Only the lines from the start of the data through the line with "Chart.register(...registerables);" belong in the copy. Restate them word for word, minus the pictures.

☆ ☆ ☆

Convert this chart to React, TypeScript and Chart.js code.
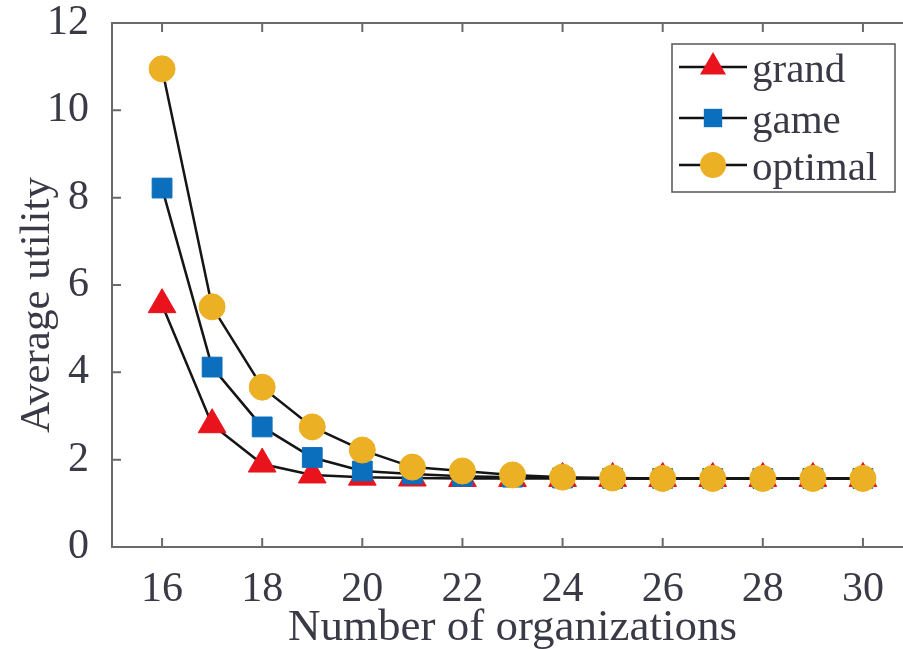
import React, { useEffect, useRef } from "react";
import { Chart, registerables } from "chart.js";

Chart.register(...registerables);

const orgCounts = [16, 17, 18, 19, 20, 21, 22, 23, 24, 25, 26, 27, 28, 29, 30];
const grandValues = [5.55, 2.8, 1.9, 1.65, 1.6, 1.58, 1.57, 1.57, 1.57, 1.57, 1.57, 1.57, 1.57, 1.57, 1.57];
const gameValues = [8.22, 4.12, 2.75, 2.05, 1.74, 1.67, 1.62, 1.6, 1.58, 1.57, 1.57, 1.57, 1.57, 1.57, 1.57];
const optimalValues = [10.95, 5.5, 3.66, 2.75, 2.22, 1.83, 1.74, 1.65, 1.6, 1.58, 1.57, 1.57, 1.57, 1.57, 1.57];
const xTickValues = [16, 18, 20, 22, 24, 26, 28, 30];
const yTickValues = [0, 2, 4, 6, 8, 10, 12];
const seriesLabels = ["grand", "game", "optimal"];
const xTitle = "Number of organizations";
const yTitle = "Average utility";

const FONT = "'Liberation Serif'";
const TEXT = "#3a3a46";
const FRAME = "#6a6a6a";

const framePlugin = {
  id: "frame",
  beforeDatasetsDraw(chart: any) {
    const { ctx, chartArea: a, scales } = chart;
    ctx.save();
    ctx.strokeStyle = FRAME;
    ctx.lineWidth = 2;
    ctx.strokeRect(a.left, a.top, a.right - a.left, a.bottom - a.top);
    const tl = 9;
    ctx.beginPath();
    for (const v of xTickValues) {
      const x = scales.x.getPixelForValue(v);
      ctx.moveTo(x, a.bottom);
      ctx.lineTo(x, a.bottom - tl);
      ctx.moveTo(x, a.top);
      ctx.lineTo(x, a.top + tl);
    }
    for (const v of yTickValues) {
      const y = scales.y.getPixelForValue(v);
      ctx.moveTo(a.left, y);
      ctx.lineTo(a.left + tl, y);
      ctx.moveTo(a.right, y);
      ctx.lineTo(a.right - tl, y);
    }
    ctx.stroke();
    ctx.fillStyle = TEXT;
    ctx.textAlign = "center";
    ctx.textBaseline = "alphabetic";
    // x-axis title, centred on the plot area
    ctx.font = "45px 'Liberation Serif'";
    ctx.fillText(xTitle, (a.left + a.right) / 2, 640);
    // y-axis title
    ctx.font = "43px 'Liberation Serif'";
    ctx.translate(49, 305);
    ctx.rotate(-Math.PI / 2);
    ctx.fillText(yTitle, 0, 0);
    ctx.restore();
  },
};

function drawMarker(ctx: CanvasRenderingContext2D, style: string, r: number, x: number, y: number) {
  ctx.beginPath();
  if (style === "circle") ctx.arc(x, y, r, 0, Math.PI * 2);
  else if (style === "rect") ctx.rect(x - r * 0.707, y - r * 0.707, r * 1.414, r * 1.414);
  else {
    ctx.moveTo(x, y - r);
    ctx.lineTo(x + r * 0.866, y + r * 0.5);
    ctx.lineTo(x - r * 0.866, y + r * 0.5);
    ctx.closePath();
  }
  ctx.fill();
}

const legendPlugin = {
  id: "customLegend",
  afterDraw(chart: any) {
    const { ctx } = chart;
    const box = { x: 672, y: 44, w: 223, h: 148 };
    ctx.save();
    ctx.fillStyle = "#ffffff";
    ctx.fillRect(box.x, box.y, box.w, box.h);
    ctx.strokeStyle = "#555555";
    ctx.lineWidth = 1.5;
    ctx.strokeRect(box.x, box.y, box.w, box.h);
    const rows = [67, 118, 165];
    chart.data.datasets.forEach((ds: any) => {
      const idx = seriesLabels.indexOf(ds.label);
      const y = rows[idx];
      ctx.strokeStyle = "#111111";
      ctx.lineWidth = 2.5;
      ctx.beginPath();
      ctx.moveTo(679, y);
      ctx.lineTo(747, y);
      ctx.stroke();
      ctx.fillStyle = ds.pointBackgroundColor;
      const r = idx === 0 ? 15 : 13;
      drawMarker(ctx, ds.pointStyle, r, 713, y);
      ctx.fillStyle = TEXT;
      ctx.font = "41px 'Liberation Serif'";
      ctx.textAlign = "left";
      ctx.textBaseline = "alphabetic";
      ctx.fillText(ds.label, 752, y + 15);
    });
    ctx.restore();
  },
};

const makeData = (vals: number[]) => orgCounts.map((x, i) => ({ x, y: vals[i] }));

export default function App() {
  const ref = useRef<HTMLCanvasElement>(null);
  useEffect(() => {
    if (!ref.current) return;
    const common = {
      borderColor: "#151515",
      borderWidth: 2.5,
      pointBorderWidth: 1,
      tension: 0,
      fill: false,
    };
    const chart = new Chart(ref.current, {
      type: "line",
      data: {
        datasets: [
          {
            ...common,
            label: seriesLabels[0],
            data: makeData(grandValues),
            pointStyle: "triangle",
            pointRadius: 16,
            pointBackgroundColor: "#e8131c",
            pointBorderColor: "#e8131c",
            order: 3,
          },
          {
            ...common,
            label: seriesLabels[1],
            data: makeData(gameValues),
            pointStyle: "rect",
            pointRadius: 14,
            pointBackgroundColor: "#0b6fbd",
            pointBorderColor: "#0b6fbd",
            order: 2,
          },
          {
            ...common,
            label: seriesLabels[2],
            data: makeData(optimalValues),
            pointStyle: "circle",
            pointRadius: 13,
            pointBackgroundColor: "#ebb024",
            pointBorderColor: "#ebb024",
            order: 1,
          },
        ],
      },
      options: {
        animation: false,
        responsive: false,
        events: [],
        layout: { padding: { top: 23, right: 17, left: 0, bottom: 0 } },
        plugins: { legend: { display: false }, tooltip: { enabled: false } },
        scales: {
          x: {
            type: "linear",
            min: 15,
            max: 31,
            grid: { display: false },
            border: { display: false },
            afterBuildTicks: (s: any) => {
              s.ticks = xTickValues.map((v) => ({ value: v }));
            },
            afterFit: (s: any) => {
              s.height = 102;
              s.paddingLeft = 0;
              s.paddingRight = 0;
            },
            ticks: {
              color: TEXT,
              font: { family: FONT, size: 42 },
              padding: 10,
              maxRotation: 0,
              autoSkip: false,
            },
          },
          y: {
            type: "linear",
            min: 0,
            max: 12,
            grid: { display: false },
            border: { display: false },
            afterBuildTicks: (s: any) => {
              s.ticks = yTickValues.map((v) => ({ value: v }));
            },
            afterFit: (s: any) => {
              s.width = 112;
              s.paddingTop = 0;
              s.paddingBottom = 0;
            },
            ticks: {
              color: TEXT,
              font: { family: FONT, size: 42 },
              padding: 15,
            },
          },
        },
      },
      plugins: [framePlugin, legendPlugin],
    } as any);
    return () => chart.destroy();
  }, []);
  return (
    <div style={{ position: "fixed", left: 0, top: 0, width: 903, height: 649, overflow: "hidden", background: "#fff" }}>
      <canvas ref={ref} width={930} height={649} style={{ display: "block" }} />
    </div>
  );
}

☆ ☆ ☆

**Solution for this problem**
Convert this chart to React, TypeScript and Chart.js code.
import React, { useEffect, useRef } from "react";
import { Chart, registerables } from "chart.js";

Chart.register(...registerables);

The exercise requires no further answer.